■ WHAT TO PRODUCE
Copy each line in which the string "this" occurs.

■ RECORDED INFORMATION
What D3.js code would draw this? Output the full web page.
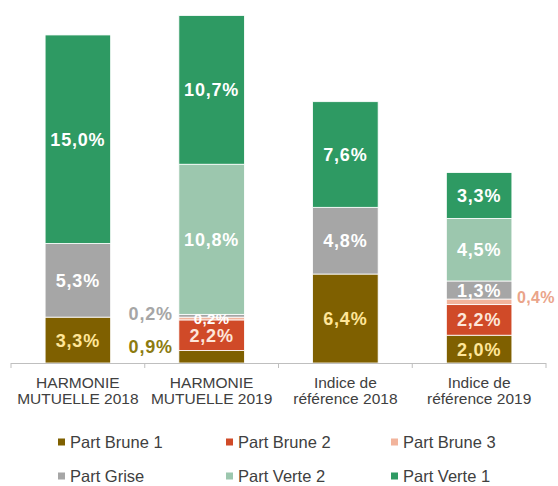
<!DOCTYPE html>
<html>
<head>
<meta charset="utf-8">
<script src="https://cdn.jsdelivr.net/npm/d3@7"></script>
<style>
  body { margin: 0; background: #fff; }
  svg { display: block; font-family: Arial, "Liberation Sans", sans-serif; }
</style>
</head>
<body>
<svg id="chart" width="558" height="486"></svg>
<script>
// data
const categories = ["HARMONIE MUTUELLE 2018", "HARMONIE MUTUELLE 2019", "Indice de référence 2018", "Indice de référence 2019"];
const categoryLines = [["HARMONIE", "MUTUELLE 2018"], ["HARMONIE", "MUTUELLE 2019"], ["Indice de", "référence 2018"], ["Indice de", "référence 2019"]];
const seriesNames = ["Part Brune 1", "Part Brune 2", "Part Brune 3", "Part Grise", "Part Verte 2", "Part Verte 1"];
const brune1 = [3.3, 0.9, 6.4, 2.0];
const brune2 = [0, 2.2, 0, 2.2];
const brune3 = [0, 0.2, 0, 0.4];
const grise = [5.3, 0.2, 4.8, 1.3];
const verte2 = [0, 10.8, 0, 4.5];
const verte1 = [15.0, 10.7, 7.6, 3.3];
const legendOrder = ["Part Brune 1", "Part Brune 2", "Part Brune 3", "Part Grise", "Part Verte 2", "Part Verte 1"];

const seriesValues = [brune1, brune2, brune3, grise, verte2, verte1];
const colors = ["#7f6000", "#d04a28", "#f2b49c", "#a6a6a6", "#9cc7ae", "#2e9a63"];
const labelColors = ["#ffe699", "#fde6da", "#ffffff", "#ffffff", "#ffffff", "#ffffff"];

const rows = categories.map((c, i) => {
  const r = { cat: c };
  seriesNames.forEach((s, j) => r[s] = seriesValues[j][i]);
  return r;
});

const svg = d3.select("#chart");
const baseY = 363;

const x = d3.scaleBand().domain(categories).range([11, 546]).padding(0);
const barW = x.bandwidth() * 0.49;
const y = d3.scaleLinear().domain([0, 26]).range([baseY, baseY - 26 * 13.9]);
const color = d3.scaleOrdinal().domain(seriesNames).range(colors);

const stacked = d3.stack().keys(seriesNames)(rows);

// bars
const layers = svg.append("g").selectAll("g")
  .data(stacked)
  .enter().append("g")
    .attr("fill", d => color(d.key));

layers.selectAll("rect")
  .data(d => d.map(p => ({ p, key: d.key })))
  .enter().append("rect")
    .filter(d => d.p[1] - d.p[0] > 0)
    .attr("x", d => x(d.p.data.cat) + (x.bandwidth() - barW) / 2)
    .attr("y", d => y(d.p[1]))
    .attr("width", barW)
    .attr("height", d => y(d.p[0]) - y(d.p[1]))
    .attr("stroke", "#fff")
    .attr("stroke-width", 0.8);

// axis
const axis = svg.append("g");
axis.append("line")
  .attr("x1", x.range()[0]).attr("x2", x.range()[1])
  .attr("y1", baseY + 0.5).attr("y2", baseY + 0.5)
  .attr("stroke", "#bfbfbf").attr("stroke-width", 1);
axis.selectAll(".tick")
  .data(categories.map(c => x(c)).concat([x.range()[1]]))
  .enter().append("line")
    .attr("x1", d => d).attr("x2", d => d)
    .attr("y1", baseY).attr("y2", baseY + 5)
    .attr("stroke", "#bfbfbf");

// category labels
const catText = svg.append("g").selectAll("text")
  .data(categories)
  .enter().append("text")
    .attr("x", d => x(d) + x.bandwidth() / 2)
    .attr("text-anchor", "middle")
    .attr("fill", "#404040")
    .style("font-size", "15.5px");
catText.each(function(d, i) {
  d3.select(this).selectAll("tspan")
    .data(categoryLines[i])
    .enter().append("tspan")
      .attr("x", x(d) + x.bandwidth() / 2)
      .attr("y", (t, k) => 388 + k * 15.5)
      .text(t => t);
});

// value labels
const fmt = v => v.toFixed(1).replace(".", ",") + "%";
const labels = svg.append("g")
  .style("font-size", "18px")
  .style("font-weight", "bold")
  .style("letter-spacing", "0.8px");

stacked.forEach((layer, j) => {
  layer.forEach(p => {
    const v = p[1] - p[0];
    if (v <= 0) return;
    const cx = x(p.data.cat) + x.bandwidth() / 2;
    let cy = (y(p[0]) + y(p[1])) / 2;
    let tx = cx, anchor = "middle", fill = labelColors[j], size = null;
    // small slices get their label beside the bar
    if (v < 1 && !(layer.key === "Part Brune 3" && p.data.cat === categories[1])) {
      const left = p.data.cat === categories[1];
      tx = left ? cx - barW / 2 - 6 : cx + barW / 2 + 5;
      anchor = left ? "end" : "start";
      if (layer.key === "Part Brune 1") { fill = "#8c7b10"; cy -= 10; }
      else if (layer.key === "Part Grise") { fill = "#a6a6a6"; cy -= 2; }
      else { fill = "#eaa48a"; cy -= 5; size = "16px"; }
    } else if (v < 1) {
      size = "15px";
    }
    const t = labels.append("text")
      .attr("x", tx)
      .attr("y", cy)
      .attr("dy", "0.36em")
      .attr("text-anchor", anchor)
      .attr("fill", fill)
      .text(fmt(v));
    if (size) t.style("font-size", size).style("letter-spacing", "0.4px");
  });
});

// legend
const legX = [58, 226, 391];
const legY = [442, 476];
const legend = svg.append("g").selectAll("g")
  .data(legendOrder)
  .enter().append("g")
    .attr("transform", (d, i) => `translate(${legX[i % 3]},${legY[Math.floor(i / 3)]})`);
legend.append("rect")
  .attr("x", 0).attr("y", -3.5)
  .attr("width", 7).attr("height", 7)
  .attr("fill", d => color(d));
legend.append("text")
  .attr("x", 12)
  .attr("dy", "0.36em")
  .attr("fill", "#404040")
  .style("font-size", "16.5px")
  .text(d => d);
</script>
</body>
</html>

■ REPLY TO THE EXERCISE
What D3.js code would draw this? Output the full web page.
  d3.select(this).selectAll("tspan")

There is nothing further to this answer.